In the wake of the tragedy, authorities in India and around the world implemented sweeping safety improvements:

Mandatory collision avoidance equipment: India made TCAS mandatory for all aircraft operating in and out of its airspace. This decision set a precedent followed by many other countries globally.
Upgraded air traffic surveillance: Secondary Surveillance Radar and improved ATC technology were introduced to ensure controllers could directly observe altitude information, removing reliance on pilot reports alone.
Airspace restructuring: Separate arrival and departure corridors were established around busy airports like Delhi to reduce dependence on vertical separation alone.
CRM and language standardization: ICAO and individual airlines emphasized CRM training and reinforced standard phraseology and English proficiency requirements to reduce communication misunderstandings.

Collectively, these reforms helped aviation authorities significantly enhance safety in controlled airspace. Since the Charkhi Dadri tragedy, India has not experienced another mid‑air collision—a testament to the effectiveness of the resulting changes.

Legacy and Continual Remembrance

The Charkhi Dadri collision affected not only aviation policies but also the collective memory of safety engineers, pilots, and passengers worldwide. The disaster is frequently cited in academic and professional discussions as a case study in error chains—situations where multiple small failures align to produce catastrophic outcomes.
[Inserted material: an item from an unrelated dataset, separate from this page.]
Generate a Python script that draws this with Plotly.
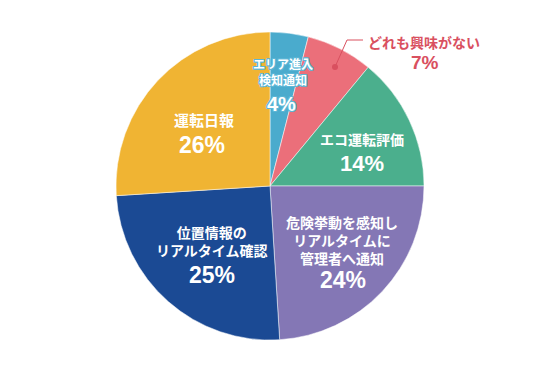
import plotly.graph_objects as go

labels = ["エリア進入<br>検知通知", "どれも興味がない", "エコ運転評価",
          "危険挙動を感知し<br>リアルタイムに<br>管理者へ通知",
          "位置情報の<br>リアルタイム確認", "運転日報"]
values = [4, 7, 14, 24, 25, 26]
colors = ["#4AABCD", "#EB6F7A", "#4BAF8D", "#8477B5", "#1B4A94", "#F0B433"]

W, H = 540, 375
OFF = 8  # page body margin offset
cx, cy, r = 270, 186, 154

def px(x):
    return (x - OFF) / W

def py(y):
    return 1 - (y - OFF) / H

fig = go.Figure(go.Pie(
    labels=labels, values=values, sort=False, direction="clockwise", rotation=0,
    marker=dict(colors=colors, line=dict(color="#FFFFFF", width=0.5)),
    textinfo="none", hoverinfo="label+percent", showlegend=False,
    domain=dict(x=[px(cx - r), px(cx + r)], y=[py(cy + r), py(cy - r)]),
))

FONT = "Noto Sans CJK JP, Noto Sans, sans-serif"
label_pos = [(283, 72), (424, 42), (362, 139), (342, 240), (212, 241), (204, 120)]
pct_pos = [(281, 104), (425, 62), (362, 163), (343, 280), (212, 275), (202, 145)]
label_size = [12, 14, 14, 14, 14, 15]
pct_size = [20, 19, 22, 23, 23, 23]

ann = []
for i, (lab, v) in enumerate(zip(labels, values)):
    col = "#D9505F" if i == 1 else "#FFFFFF"
    shadow = "none"
    if i == 0:
        s = "#5CB6D6"
        shadow = f"1px 1px 0 {s}, -1px -1px 0 {s}, 1px -1px 0 {s}, -1px 1px 0 {s}, 0 1px 0 {s}, 1px 0 0 {s}, 0 -1px 0 {s}, -1px 0 0 {s}"
    lx, ly = label_pos[i]
    ann.append(dict(x=px(lx), y=py(ly), xref="paper", yref="paper", text=lab,
                    showarrow=False, xanchor="center", yanchor="middle",
                    font=dict(family=FONT, size=label_size[i], color=col, weight="bold", shadow=shadow),
                    ))
    qx, qy = pct_pos[i]
    ann.append(dict(x=px(qx), y=py(qy), xref="paper", yref="paper", text=f"{v}%",
                    showarrow=False, xanchor="center", yanchor="middle",
                    font=dict(family="Liberation Sans, Arial, sans-serif", size=pct_size[i], color=col, weight="bold", shadow=shadow)))

lc = "#D9505F"
shapes = [
    dict(type="path", xref="paper", yref="paper",
         path=f"M {px(335)} {py(67)} L {px(347)} {py(40)} L {px(363)} {py(40)}",
         line=dict(color=lc, width=1)),
    dict(type="circle", xref="paper", yref="paper",
         x0=px(332), x1=px(338), y0=py(64), y1=py(70),
         fillcolor=lc, line=dict(color=lc, width=0)),
]

fig.update_layout(width=W, height=H, margin=dict(l=0, r=0, t=0, b=0),
                  paper_bgcolor="white", plot_bgcolor="white",
                  annotations=ann, shapes=shapes)
fig.write_html("out.html")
In the local community of Charkhi Dadri and beyond, there have been efforts to establish memorials to honor the victims. Plans have included dedicated memorial parks with names and information about those who perished, awaiting governmental approval and support from international aviation stakeholders.

Conclusion

The Charkhi Dadri mid‑air collision of November 12, 1996 stands as a solemn reminder of the fragile interplay between human decision‑making and technological systems in aviation. Over the course of just a few minutes, a sequence of miscommunications, procedural lapses, and infrastructural shortcomings turned routine flights in controlled airspace into a tragedy of unprecedented scale.